The Halifax Regional Municipality’s real estate market is booming, but it’s proving to be a difficult year for homebuyers.
With high demand from homebuyers and a low supply of available properties, prices for homes in the Halifax Regional Municipality (HRM) have increased. Earlier this week, CBC News reported that in June, prices were up 17 per cent from last year while prices in July were up 11 per cent.
“What has happened over the past couple of months, especially over the summer, has been definitely eye-opening and definitely interesting from a data perspective,” realtor James Dwyer tells NEWS 95.7’s The Todd Veinotte Show. “What it seems to be is that we’ve been dealing with the pent-up demand that we traditionally would have in the spring market and the summer market combined.
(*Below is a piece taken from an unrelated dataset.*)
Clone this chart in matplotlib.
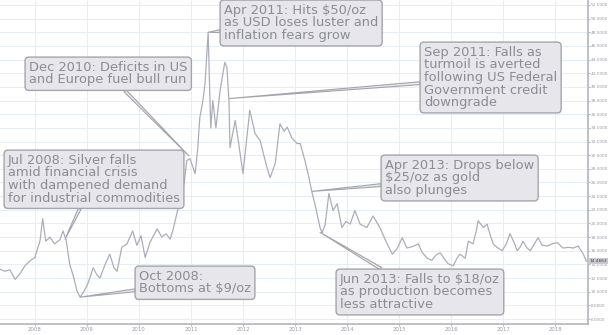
import matplotlib
matplotlib.use("Agg")
import matplotlib.pyplot as plt

# ---- data (decimal year, USD/oz) ----
dates = [2007.33, 2007.42, 2007.52, 2007.62, 2007.71, 2007.81, 2007.90, 2008.00, 2008.10, 2008.15,
         2008.21, 2008.29, 2008.38, 2008.48, 2008.54, 2008.60, 2008.67, 2008.75, 2008.81, 2008.87,
         2008.94, 2009.02, 2009.12, 2009.19, 2009.25, 2009.35, 2009.44, 2009.52, 2009.58, 2009.67,
         2009.77, 2009.88, 2009.96, 2010.04, 2010.12, 2010.21, 2010.35, 2010.44, 2010.52, 2010.60,
         2010.65, 2010.73, 2010.79, 2010.87, 2010.92, 2010.98, 2011.08, 2011.13, 2011.17, 2011.23,
         2011.27, 2011.33, 2011.38, 2011.42, 2011.48, 2011.56, 2011.65, 2011.69, 2011.73, 2011.75,
         2011.85, 2011.90, 2012.00, 2012.08, 2012.13, 2012.23, 2012.33, 2012.40, 2012.46, 2012.52,
         2012.62, 2012.71, 2012.79, 2012.85, 2012.94, 2013.04, 2013.10, 2013.19, 2013.25, 2013.33,
         2013.38, 2013.48, 2013.52, 2013.58, 2013.65, 2013.73, 2013.81, 2013.90, 2013.98, 2014.06,
         2014.15, 2014.25, 2014.38, 2014.50, 2014.63, 2014.77, 2014.87, 2014.96, 2015.06, 2015.15,
         2015.25, 2015.37, 2015.44, 2015.54, 2015.63, 2015.71, 2015.79, 2015.87, 2015.94, 2016.04,
         2016.12, 2016.17, 2016.27, 2016.33, 2016.42, 2016.48, 2016.52, 2016.62, 2016.69, 2016.75,
         2016.81, 2016.88, 2016.98, 2017.06, 2017.13, 2017.21, 2017.27, 2017.33, 2017.38, 2017.46,
         2017.52, 2017.60, 2017.67, 2017.75, 2017.85, 2017.94, 2018.04, 2018.15, 2018.25, 2018.35,
         2018.44, 2018.54, 2018.60]
prices = [13.3, 13.0, 13.2, 11.8, 12.6, 13.8, 14.5, 15.0, 17.5, 20.7,
          17.4, 18.0, 17.0, 17.6, 18.9, 17.6, 14.0, 12.0, 10.1, 9.2,
          10.0, 11.2, 13.5, 12.5, 12.0, 14.0, 15.5, 13.5, 13.0, 16.5,
          17.0, 18.9, 16.8, 18.2, 15.0, 17.2, 19.2, 18.0, 18.5, 17.7,
          18.9, 21.5, 23.3, 26.0, 29.2, 29.5, 27.3, 31.0, 35.5, 38.0,
          40.5, 48.0, 34.0, 38.0, 34.0, 39.5, 43.6, 42.9, 38.0, 31.1,
          35.1, 32.6, 27.3, 33.0, 36.6, 33.2, 32.1, 30.0, 28.2, 26.7,
          28.8, 34.6, 33.5, 34.1, 32.5, 31.7, 31.7, 29.2, 27.3, 24.4,
          22.9, 19.4, 18.6, 19.9, 24.4, 21.9, 22.9, 19.4, 20.3, 19.9,
          21.9, 19.9, 19.4, 21.1, 19.4, 17.0, 15.5, 16.3, 17.9, 16.4,
          16.6, 17.0, 15.8, 14.9, 14.6, 15.4, 15.7, 14.8, 14.1, 13.8,
          15.0, 15.5, 14.9, 17.4, 17.0, 18.8, 20.4, 19.4, 19.9, 18.3,
          17.0, 16.5, 16.0, 17.0, 18.5, 17.2, 16.0, 16.6, 17.4, 16.4,
          16.0, 17.0, 17.9, 16.8, 16.7, 17.0, 17.2, 16.4, 16.5, 16.4,
          16.7, 15.5, 14.47]
last_price_label = "14.4663"
year_ticks = list(range(2008, 2019))
price_ticks = list(range(6, 53, 2))

notes = [
    "Apr 2011: Hits $50/oz\nas USD loses luster and\ninflation fears grow",
    "Dec 2010: Deficits in US\nand Europe fuel bull run",
    "Sep 2011: Falls as\nturmoil is averted\nfollowing US Federal\nGovernment credit\ndowngrade",
    "Jul 2008: Silver falls\namid financial crisis\nwith dampened demand\nfor industrial commodities",
    "Oct 2008:\nBottoms at $9/oz",
    "Apr 2013: Drops below\n$25/oz as gold\nalso plunges",
    "Jun 2013: Falls to $18/oz\nas production becomes\nless attractive",
]
note_dates = [2011.33, 2010.96, 2011.74, 2008.58, 2008.87, 2013.33, 2013.48]
note_prices = [48.0, 29.9, 38.3, 17.7, 9.2, 24.7, 18.7]
# text anchor (top-left of text) in figure pixels from top-left
note_pos = [(224, 4), (29, 61), (424, 46), (8, 154), (139, 270), (385, 159), (340, 273)]

W, H = 609, 335
fig = plt.figure(figsize=(W / 100, H / 100), dpi=100)
fig.patch.set_facecolor("white")
ax = fig.add_axes([0, 11 / H, 588 / W, 1 - 11 / H])

ax.set_xlim(2007.33, 2018.63)
ax.set_ylim(5.27, 52.73)
ax.set_xticks(year_ticks)
ax.set_xticklabels([str(y) for y in year_ticks])
ax.set_yticks(price_ticks)
ax.set_yticklabels([f"{v:.4f}" for v in price_ticks])
ax.yaxis.tick_right()
ax.tick_params(axis="y", labelsize=3.1, colors="#9a9aa4", length=1.2, width=0.5, pad=0.6)
ax.tick_params(axis="x", labelsize=3.9, colors="#9a9aa4", length=1.5, width=0.5, pad=0.8)
ax.grid(True, color="#e6eef4", linewidth=0.7)
ax.set_axisbelow(True)
for s in ["top", "left"]:
    ax.spines[s].set_visible(False)
for s in ["right", "bottom"]:
    ax.spines[s].set_color("#b4b4bc")
    ax.spines[s].set_linewidth(1.2)

ax.plot(dates, prices, color="#adadba", linewidth=0.9)

# last price label on axis
ax.annotate(last_price_label, xy=(1.0, prices[-1]), xycoords=("axes fraction", "data"),
            xytext=(1.0, 0), textcoords="offset points", va="center", ha="left",
            fontsize=3.1, color="#44444c",
            bbox=dict(boxstyle="square,pad=0.3", fc="#c9c9d2", ec="none"),
            annotation_clip=False)

for txt, d, p, (px, py) in zip(notes, note_dates, note_prices, note_pos):
    ax.annotate(txt, xy=(d, p), xycoords="data",
                xytext=(px, H - py), textcoords="figure pixels",
                ha="left", va="top", fontsize=9.4, color="#8c8c94", linespacing=0.95,
                bbox=dict(boxstyle="round,pad=0.3,rounding_size=0.3", fc="#e6e6eb", ec="#a4a4ac", lw=1.0),
                arrowprops=dict(arrowstyle="wedge,tail_width=0.22,shrink_factor=0.5",
                                fc="#e6e6eb", ec="#a4a4ac", lw=0.8,
                                shrinkA=0, shrinkB=0))

fig.savefig("out.png", dpi=100, facecolor="white")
“June, July and August have just been out of this world.”
Dwyer, a realtor for Engel & Völkers, says there are currently more than 1,200 houses for sale in the HRM. At this time in 2018, there were about 2,500 for sale; last year there were roughly 1,900.
On top of that, properties listed in 2018 would be on the market for an average of 34 days. This year, it’s an average of 10 days.
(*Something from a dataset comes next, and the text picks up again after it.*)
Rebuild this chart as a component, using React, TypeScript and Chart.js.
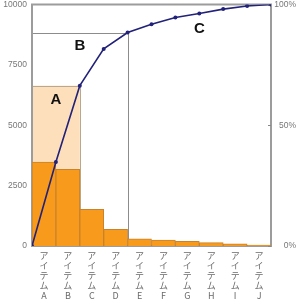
import React, { useEffect, useRef } from 'react';
import { Chart, registerables } from 'chart.js';

Chart.register(...registerables);

// ---- data ----
const itemLetters = ['A', 'B', 'C', 'D', 'E', 'F', 'G', 'H', 'I', 'J'];
const itemPrefix = ['ア', 'イ', 'テ', 'ム'];
const counts = [3480, 3170, 1520, 690, 300, 240, 195, 140, 95, 35];
const cumulativePct = [0, 34.8, 66.4, 81.6, 88.4, 91.8, 94.6, 96.3, 98.1, 99.4, 100];
const leftTicks = [0, 2500, 5000, 7500, 10000];
const rightTicks = [0, 50, 100];
const zoneNames = ['A', 'B', 'C'];
const zoneEnds = [2, 4, 10];
const zoneLabelPct = [60.6, 82.8, 89.9];

const TICK_FONT = "'Liberation Sans', Arial, sans-serif";
const JP_FONT = "'Noto Sans CJK JP', 'Liberation Sans', sans-serif";

const zonesPlugin = {
  id: 'zones',
  beforeDatasetsDraw(chart: any) {
    const { ctx, chartArea } = chart;
    const x2 = chart.scales.x2;
    const y2 = chart.scales.y2;
    ctx.save();
    const aRight = x2.getPixelForValue(zoneEnds[0]);
    const aTop = y2.getPixelForValue(cumulativePct[zoneEnds[0]]);
    ctx.fillStyle = '#fde0bb';
    ctx.fillRect(chartArea.left, aTop, aRight - chartArea.left, chartArea.bottom - aTop);
    ctx.lineWidth = 1;
    for (let i = 0; i < 2; i++) {
      const r = x2.getPixelForValue(zoneEnds[i]);
      const t = y2.getPixelForValue(cumulativePct[zoneEnds[i]]);
      ctx.strokeStyle = i === 0 ? '#b9a88f' : '#8c8c8c';
      ctx.beginPath();
      ctx.moveTo(chartArea.left, Math.round(t) + 0.5);
      ctx.lineTo(Math.round(r) + 0.5, Math.round(t) + 0.5);
      ctx.lineTo(Math.round(r) + 0.5, chartArea.bottom);
      ctx.stroke();
    }
    ctx.strokeStyle = '#9c9c9c';
    ctx.lineWidth = 2;
    ctx.strokeRect(chartArea.left, chartArea.top, chartArea.right - chartArea.left, chartArea.bottom - chartArea.top);
    ctx.lineWidth = 1;
    ctx.strokeStyle = '#888';
    rightTicks.forEach((v) => {
      const y = Math.round(y2.getPixelForValue(v)) + 0.5;
      ctx.beginPath();
      ctx.moveTo(chartArea.right - 3, y);
      ctx.lineTo(chartArea.right, y);
      ctx.stroke();
    });
    ctx.restore();
  },
  afterDatasetsDraw(chart: any) {
    const { ctx } = chart;
    const x2 = chart.scales.x2;
    const y2 = chart.scales.y2;
    ctx.save();
    ctx.fillStyle = '#111';
    ctx.font = "bold 15px 'Liberation Sans', Arial, sans-serif";
    ctx.textAlign = 'center';
    ctx.textBaseline = 'middle';
    zoneNames.forEach((n, i) => {
      const start = i === 2 ? zoneEnds[1] : 0;
      const cx = x2.getPixelForValue((start + zoneEnds[i]) / 2);
      const cy = y2.getPixelForValue(zoneLabelPct[i]);
      ctx.fillText(n, cx, cy);
    });
    ctx.restore();
  },
};

const fixVertical = (w: number) => (s: any) => {
  s.width = w;
  s.paddingTop = 4.5;
  s.paddingBottom = 0;
};

export default function App() {
  const ref = useRef<HTMLCanvasElement>(null);
  useEffect(() => {
    if (!ref.current) return;
    const labels = itemLetters.map((l) => [...itemPrefix, l]);
    const chart = new Chart(ref.current, {
      type: 'bar',
      data: {
        labels,
        datasets: [
          {
            type: 'line',
            data: cumulativePct.map((v, i) => ({ x: i, y: v })),
            xAxisID: 'x2',
            yAxisID: 'y2',
            borderColor: '#22227a',
            backgroundColor: '#22227a',
            borderWidth: 1.6,
            pointRadius: 2,
            pointBorderWidth: 0,
            tension: 0,
          } as any,
          {
            type: 'bar',
            data: counts,
            xAxisID: 'x',
            yAxisID: 'y',
            backgroundColor: '#f89a1c',
            borderColor: '#c9832c',
            borderWidth: 1,
            barPercentage: 1,
            categoryPercentage: 1,
            grouped: false,
          } as any,
        ],
      },
      options: {
        responsive: false,
        animation: false,
        devicePixelRatio: 1,
        layout: { padding: { top: 0, right: 2, left: 0, bottom: 0 } },
        plugins: { legend: { display: false }, tooltip: { enabled: false } },
        scales: {
          x: {
            type: 'category',
            offset: true,
            grid: { display: false, drawTicks: false },
            border: { display: false },
            afterFit: (s: any) => {
              s.height = 54;
              s.paddingLeft = 0;
              s.paddingRight = 0;
            },
            ticks: {
              autoSkip: false,
              maxRotation: 0,
              minRotation: 0,
              padding: 5,
              color: '#6a6a6a',
              font: { family: JP_FONT, size: 9, lineHeight: 1.111 },
            },
          },
          x2: {
            type: 'linear',
            display: false,
            offset: false,
            min: 0,
            max: 10,
          },
          y: {
            position: 'left',
            min: 0,
            max: 10000,
            grid: { display: false, drawTicks: false },
            border: { display: false },
            afterBuildTicks: (s: any) => {
              s.ticks = leftTicks.map((v) => ({ value: v }));
            },
            afterFit: fixVertical(32),
            ticks: {
              padding: 5,
              color: '#777',
              font: { family: TICK_FONT, size: 8.5 },
              callback: (v: any) => String(v),
            },
          },
          y2: {
            position: 'right',
            min: 0,
            max: 100,
            grid: { display: false, drawTicks: false },
            border: { display: false },
            afterBuildTicks: (s: any) => {
              s.ticks = rightTicks.map((v) => ({ value: v }));
            },
            afterFit: fixVertical(25),
            ticks: {
              padding: 4,
              crossAlign: 'far',
              color: '#777',
              font: { family: TICK_FONT, size: 8.5 },
              callback: (v: any) => v + '%',
            },
          },
        },
      },
      plugins: [zonesPlugin],
    });
    return () => chart.destroy();
  }, []);
  return (
    <div style={{ position: 'absolute', left: 0, top: 0, width: 298, height: 300, background: '#fff' }}>
      <canvas ref={ref} width={298} height={300} style={{ display: 'block' }} />
    </div>
  );
}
Dwyer says while there are some houses with abnormally high listing prices, the average house lists for five or 10 per cent above asking price. About 71 per cent of properties have sold for above asking price.
“The worry is, in the long term,” he says, “are we going to be seeing issues with that?”
Typically, the HRM’s real estate market is slow-growing and long term.
But this year, the market has pushed homebuyers to new lengths.
With many homebuyers outside of the Atlantic bubble, people are buying properties without even seeing them in person. Instead, they’re relying on virtual tours and plan to use their new homes to complete their 14-day self-isolation upon arrival.
Dwyer also says since home buyers want to purchase cheaper homes, people are looking at smaller markets including Chester and Windsor.
“Traditionally, they wouldn’t. They’d be looking more closer to be in the city,” he says. “But in order to get something more affordable, they’re starting to look out into those secondary markets to find homes.”